**Instructions to follow:**
Copy exactly, and only, the lines below from the first through the one containing "const tickSlots = [0, 120, 240];", both included; pictures are omitted.

**Supplied information:**

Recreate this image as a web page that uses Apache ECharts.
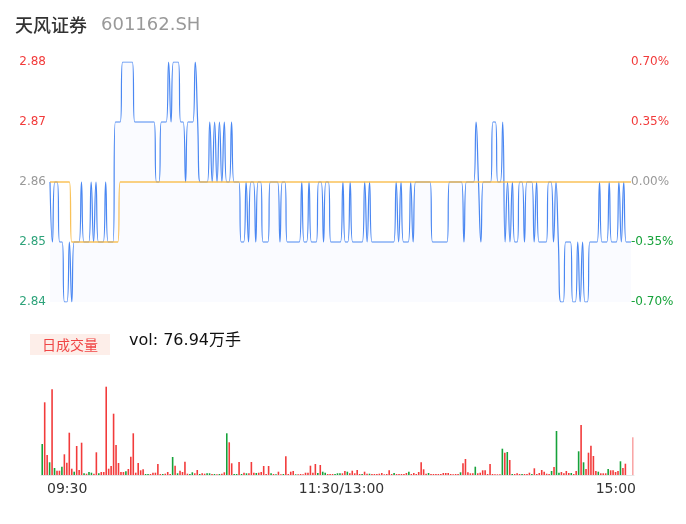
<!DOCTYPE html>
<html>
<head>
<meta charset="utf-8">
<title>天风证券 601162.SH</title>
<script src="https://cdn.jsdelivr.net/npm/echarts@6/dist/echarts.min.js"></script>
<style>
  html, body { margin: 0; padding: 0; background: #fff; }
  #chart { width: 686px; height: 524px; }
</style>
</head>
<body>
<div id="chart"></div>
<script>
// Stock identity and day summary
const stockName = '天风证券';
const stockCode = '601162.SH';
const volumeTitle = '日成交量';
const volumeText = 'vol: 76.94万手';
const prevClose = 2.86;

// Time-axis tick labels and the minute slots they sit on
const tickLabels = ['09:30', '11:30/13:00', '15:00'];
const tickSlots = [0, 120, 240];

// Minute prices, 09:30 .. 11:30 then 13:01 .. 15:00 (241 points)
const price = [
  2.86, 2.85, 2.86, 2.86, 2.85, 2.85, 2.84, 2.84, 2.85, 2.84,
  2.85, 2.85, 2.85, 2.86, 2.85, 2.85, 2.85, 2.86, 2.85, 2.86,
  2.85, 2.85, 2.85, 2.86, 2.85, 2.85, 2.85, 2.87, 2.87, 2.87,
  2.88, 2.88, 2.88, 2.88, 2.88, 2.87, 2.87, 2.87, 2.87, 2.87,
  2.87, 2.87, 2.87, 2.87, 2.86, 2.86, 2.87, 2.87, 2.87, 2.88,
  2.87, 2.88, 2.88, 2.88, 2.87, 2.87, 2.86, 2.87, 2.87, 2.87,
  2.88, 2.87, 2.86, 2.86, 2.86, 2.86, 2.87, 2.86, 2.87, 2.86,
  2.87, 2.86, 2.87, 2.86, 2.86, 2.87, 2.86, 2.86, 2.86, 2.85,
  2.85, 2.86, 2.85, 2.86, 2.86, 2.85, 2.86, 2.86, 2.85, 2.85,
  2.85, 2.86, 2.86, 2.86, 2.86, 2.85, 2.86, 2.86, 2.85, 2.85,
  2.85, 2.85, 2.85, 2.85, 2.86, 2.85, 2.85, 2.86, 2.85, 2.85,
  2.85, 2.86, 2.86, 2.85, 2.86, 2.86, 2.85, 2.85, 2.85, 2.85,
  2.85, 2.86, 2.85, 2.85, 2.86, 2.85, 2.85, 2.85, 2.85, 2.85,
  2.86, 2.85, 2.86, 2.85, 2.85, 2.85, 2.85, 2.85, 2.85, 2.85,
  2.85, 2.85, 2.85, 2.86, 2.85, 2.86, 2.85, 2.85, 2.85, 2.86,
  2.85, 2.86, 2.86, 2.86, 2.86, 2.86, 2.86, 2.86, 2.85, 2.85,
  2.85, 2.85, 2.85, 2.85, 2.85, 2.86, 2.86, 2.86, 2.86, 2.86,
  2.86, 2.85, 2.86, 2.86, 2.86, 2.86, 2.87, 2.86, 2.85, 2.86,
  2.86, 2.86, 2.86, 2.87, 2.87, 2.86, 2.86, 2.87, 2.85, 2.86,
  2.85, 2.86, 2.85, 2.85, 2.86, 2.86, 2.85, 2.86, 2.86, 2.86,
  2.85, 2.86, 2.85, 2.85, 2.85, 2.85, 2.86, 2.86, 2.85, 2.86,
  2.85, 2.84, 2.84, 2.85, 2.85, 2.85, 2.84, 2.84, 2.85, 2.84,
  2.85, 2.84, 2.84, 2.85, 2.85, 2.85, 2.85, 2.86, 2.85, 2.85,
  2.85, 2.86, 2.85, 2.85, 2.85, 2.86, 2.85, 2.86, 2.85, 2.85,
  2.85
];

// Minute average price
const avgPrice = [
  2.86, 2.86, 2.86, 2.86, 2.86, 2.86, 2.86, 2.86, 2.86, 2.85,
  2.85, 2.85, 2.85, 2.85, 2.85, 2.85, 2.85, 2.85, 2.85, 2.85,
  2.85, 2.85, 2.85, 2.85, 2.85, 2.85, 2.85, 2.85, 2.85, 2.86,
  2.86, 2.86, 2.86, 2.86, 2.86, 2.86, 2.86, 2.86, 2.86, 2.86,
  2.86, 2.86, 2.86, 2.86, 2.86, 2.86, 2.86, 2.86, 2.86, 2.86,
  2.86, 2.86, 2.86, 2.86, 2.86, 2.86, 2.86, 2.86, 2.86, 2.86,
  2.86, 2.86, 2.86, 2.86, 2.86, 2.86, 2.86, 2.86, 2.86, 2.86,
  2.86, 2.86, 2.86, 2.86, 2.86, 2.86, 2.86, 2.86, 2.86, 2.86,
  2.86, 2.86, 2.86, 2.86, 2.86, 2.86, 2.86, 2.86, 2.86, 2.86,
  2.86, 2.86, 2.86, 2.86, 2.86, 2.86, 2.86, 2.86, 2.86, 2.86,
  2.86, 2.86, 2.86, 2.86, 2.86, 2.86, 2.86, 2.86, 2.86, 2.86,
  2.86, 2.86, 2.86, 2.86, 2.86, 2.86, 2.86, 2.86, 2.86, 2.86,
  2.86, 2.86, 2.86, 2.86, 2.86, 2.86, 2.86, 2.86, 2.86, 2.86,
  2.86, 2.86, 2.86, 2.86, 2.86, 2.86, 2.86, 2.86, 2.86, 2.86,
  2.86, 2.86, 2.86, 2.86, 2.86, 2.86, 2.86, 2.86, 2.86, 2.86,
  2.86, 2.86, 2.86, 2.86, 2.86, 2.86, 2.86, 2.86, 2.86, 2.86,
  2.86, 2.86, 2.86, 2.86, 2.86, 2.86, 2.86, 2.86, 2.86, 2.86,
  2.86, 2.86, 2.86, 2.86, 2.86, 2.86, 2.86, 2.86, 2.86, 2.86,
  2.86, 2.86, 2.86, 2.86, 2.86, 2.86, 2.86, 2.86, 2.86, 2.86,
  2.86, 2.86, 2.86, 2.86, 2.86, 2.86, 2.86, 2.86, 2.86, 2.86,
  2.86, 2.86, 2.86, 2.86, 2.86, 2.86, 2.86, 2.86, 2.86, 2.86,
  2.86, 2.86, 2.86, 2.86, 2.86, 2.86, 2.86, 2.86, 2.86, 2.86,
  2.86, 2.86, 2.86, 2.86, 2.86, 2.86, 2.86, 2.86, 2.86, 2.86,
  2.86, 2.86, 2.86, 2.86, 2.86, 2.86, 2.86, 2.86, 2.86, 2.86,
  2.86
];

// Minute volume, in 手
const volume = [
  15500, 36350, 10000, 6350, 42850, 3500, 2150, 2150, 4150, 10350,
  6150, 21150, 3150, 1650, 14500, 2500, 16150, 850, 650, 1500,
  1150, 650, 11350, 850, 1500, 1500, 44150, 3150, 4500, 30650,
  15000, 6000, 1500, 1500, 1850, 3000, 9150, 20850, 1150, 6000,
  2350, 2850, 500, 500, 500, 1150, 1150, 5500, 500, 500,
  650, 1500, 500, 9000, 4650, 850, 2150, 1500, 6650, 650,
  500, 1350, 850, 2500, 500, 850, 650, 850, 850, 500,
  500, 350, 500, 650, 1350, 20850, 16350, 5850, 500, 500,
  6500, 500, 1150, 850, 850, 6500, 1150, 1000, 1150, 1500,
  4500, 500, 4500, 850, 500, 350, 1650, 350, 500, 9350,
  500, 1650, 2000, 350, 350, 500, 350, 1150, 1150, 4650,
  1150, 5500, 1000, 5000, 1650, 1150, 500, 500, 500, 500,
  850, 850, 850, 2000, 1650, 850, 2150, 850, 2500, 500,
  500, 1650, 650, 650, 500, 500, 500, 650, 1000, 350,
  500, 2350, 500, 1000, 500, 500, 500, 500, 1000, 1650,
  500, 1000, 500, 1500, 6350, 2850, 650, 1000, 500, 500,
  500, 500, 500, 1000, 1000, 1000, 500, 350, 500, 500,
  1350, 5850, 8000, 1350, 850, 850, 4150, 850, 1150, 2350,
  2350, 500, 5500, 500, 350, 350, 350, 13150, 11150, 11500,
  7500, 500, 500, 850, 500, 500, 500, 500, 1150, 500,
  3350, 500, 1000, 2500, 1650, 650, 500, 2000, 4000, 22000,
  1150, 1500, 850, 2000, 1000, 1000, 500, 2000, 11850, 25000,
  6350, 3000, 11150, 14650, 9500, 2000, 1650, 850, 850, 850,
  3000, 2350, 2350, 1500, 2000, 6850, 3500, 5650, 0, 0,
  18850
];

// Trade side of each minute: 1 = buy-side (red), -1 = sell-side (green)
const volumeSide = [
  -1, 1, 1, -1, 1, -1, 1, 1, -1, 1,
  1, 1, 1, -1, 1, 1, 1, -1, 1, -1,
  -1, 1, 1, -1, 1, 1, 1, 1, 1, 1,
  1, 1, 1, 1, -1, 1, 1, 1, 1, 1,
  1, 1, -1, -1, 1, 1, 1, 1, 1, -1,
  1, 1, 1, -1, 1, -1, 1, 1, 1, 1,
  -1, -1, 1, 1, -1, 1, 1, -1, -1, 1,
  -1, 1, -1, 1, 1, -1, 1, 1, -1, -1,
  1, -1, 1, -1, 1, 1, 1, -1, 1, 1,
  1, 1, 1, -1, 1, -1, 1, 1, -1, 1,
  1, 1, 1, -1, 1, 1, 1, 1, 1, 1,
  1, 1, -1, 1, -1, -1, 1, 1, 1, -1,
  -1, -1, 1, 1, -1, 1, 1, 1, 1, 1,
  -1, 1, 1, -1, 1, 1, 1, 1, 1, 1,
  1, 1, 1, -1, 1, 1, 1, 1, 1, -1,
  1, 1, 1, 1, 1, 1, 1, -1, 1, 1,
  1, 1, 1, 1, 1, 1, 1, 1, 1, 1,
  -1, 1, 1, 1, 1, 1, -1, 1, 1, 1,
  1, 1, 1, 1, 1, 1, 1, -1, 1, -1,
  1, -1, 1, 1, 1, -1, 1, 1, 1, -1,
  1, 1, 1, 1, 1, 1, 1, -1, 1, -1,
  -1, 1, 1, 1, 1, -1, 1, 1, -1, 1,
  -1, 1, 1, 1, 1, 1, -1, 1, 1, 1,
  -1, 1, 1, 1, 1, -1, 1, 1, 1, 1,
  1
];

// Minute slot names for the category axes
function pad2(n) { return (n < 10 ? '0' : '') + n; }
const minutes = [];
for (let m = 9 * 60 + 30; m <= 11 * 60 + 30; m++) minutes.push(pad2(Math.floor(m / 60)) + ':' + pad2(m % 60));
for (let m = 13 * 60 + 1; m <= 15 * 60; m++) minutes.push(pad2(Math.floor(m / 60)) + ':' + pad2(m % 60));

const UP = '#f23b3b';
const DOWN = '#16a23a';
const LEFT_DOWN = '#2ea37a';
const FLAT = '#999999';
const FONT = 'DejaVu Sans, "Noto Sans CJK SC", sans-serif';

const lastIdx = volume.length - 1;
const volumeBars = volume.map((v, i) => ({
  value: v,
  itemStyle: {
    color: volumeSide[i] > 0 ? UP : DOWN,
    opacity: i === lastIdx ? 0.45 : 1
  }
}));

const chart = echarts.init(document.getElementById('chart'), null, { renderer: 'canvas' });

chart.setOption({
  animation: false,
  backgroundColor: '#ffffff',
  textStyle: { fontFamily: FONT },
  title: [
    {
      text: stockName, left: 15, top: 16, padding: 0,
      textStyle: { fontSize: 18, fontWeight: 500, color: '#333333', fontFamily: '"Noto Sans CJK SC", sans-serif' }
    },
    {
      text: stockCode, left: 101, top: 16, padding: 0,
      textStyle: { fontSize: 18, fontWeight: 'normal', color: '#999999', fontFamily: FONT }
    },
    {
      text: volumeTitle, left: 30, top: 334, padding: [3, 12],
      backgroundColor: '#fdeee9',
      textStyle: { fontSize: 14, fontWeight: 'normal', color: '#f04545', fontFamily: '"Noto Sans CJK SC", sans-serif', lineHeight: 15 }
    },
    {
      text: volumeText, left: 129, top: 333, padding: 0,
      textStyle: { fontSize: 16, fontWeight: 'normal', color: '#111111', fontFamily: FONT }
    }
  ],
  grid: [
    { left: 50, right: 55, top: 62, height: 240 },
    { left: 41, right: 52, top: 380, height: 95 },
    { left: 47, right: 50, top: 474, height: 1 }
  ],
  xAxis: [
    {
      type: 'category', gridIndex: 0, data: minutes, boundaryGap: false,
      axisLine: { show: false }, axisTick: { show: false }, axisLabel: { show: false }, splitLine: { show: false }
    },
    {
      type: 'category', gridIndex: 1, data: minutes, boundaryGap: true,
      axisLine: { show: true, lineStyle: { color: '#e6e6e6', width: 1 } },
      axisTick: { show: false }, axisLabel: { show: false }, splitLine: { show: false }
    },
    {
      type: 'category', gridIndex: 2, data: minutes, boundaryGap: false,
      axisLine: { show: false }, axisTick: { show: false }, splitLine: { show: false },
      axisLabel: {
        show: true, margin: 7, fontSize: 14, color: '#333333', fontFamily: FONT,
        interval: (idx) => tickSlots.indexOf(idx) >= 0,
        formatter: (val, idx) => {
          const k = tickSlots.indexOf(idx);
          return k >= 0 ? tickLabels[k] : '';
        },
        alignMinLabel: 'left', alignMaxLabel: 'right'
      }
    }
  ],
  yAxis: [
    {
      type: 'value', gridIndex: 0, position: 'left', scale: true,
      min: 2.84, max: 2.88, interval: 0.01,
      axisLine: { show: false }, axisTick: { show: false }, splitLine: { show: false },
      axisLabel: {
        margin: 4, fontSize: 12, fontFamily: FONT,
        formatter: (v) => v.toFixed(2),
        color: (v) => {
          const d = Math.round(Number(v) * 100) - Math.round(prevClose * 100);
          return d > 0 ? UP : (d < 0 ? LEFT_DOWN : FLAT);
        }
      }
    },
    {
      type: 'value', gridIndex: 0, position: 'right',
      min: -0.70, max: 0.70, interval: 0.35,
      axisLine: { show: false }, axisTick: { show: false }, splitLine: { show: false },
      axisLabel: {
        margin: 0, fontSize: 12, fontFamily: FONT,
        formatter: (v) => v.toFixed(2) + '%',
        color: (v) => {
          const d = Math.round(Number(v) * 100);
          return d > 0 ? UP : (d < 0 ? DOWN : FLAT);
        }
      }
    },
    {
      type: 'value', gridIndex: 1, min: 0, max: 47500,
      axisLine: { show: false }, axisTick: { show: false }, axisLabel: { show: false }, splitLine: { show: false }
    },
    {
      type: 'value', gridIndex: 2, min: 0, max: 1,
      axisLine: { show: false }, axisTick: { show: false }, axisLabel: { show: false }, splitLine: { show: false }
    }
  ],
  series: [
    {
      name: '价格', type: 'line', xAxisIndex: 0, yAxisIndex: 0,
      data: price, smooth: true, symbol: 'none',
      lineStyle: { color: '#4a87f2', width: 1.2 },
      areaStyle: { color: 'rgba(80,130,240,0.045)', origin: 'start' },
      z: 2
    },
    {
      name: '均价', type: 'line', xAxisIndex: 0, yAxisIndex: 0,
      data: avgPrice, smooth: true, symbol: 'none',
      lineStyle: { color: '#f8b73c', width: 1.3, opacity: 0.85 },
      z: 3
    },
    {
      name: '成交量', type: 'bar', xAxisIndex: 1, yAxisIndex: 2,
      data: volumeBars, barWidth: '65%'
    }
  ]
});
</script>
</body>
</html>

**Exercise solution:**
Recreate this image as a web page that uses Apache ECharts.
<!DOCTYPE html>
<html>
<head>
<meta charset="utf-8">
<title>天风证券 601162.SH</title>
<script src="https://cdn.jsdelivr.net/npm/echarts@6/dist/echarts.min.js"></script>
<style>
  html, body { margin: 0; padding: 0; background: #fff; }
  #chart { width: 686px; height: 524px; }
</style>
</head>
<body>
<div id="chart"></div>
<script>
// Stock identity and day summary
const stockName = '天风证券';
const stockCode = '601162.SH';
const volumeTitle = '日成交量';
const volumeText = 'vol: 76.94万手';
const prevClose = 2.86;

// Time-axis tick labels and the minute slots they sit on
const tickLabels = ['09:30', '11:30/13:00', '15:00'];
const tickSlots = [0, 120, 240];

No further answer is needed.